Pour y remédier, la fintech propose d’engager les investisseurs sur le plan du vote actionnarial à travers des questions simples et d’actualité sur les résolutions déposées en assemblée générale ou problématiques soulevées à l’encontre de telle ou telle entreprise. Entre autres exemples récents, « McDonalds doit-il cesser d’enfermer des truies pleines dans des cages d’ici la fin de l’année » - faisant référence au combat de Carl Icahn face à la chaîne de restauration rapide - ou encore « Amazon doit-il publier des éléments sur la façon dont il compte réduire ses emballages en plastique ? ». Deux réponses, « favorable » ou « contre », sont proposées pour le vote en ligne des investisseurs. Ceux-ci reçoivent des notifications sur les votes en cours en fonction de leurs intérêts (droits humains, diversité, bien-être, etc), permettant de maximiser leur engagement selon Georgia Stewart.

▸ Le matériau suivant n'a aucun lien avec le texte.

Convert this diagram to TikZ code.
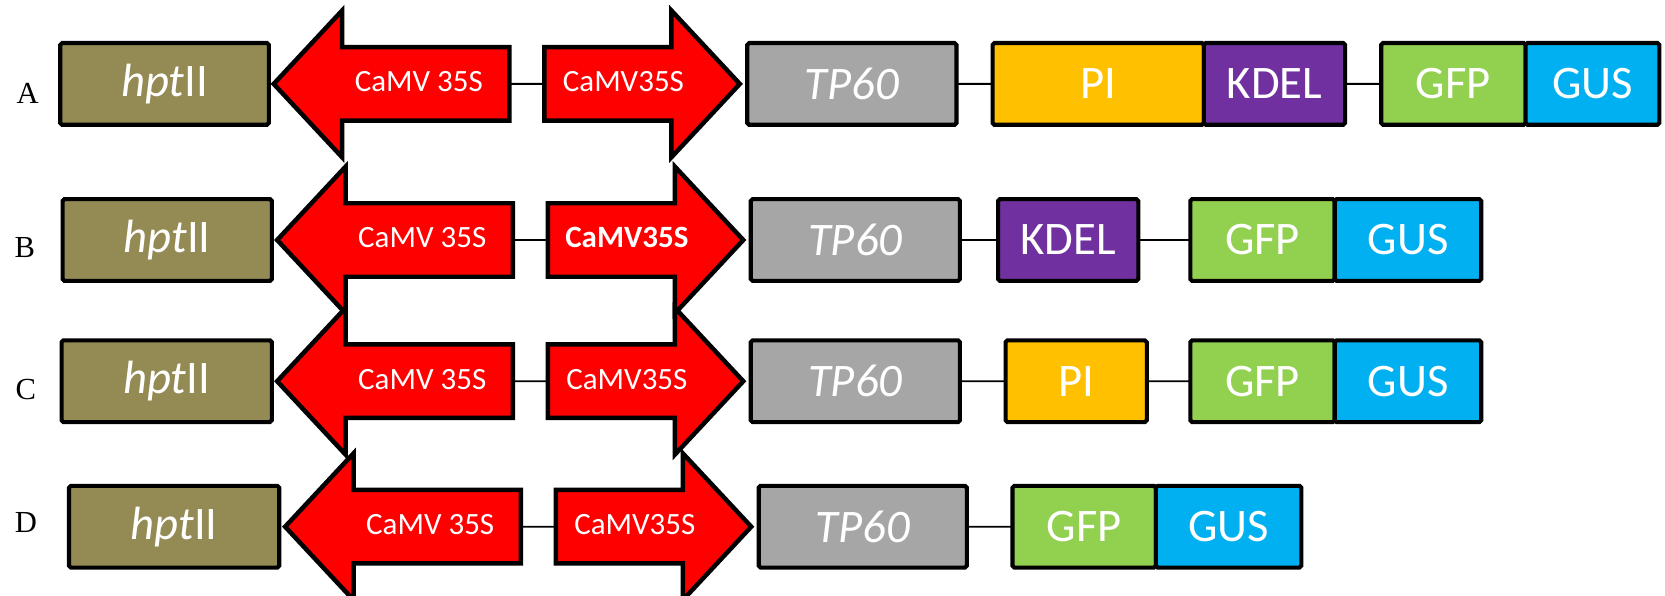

La personnalisation de cet engagement, toutes générations d’investisseurs confondues, passe inévitablement par la data, plaide Christian Sarafidis, membre de l’équipe des services financiers internationaux chez Microsoft. « Les données sont le fondement de l’expérience client. Cette data doit être transformée en savoir qui sera une base pour la monétisation de votre activité. A condition d’avoir une couche de data unifiée », prévient-il.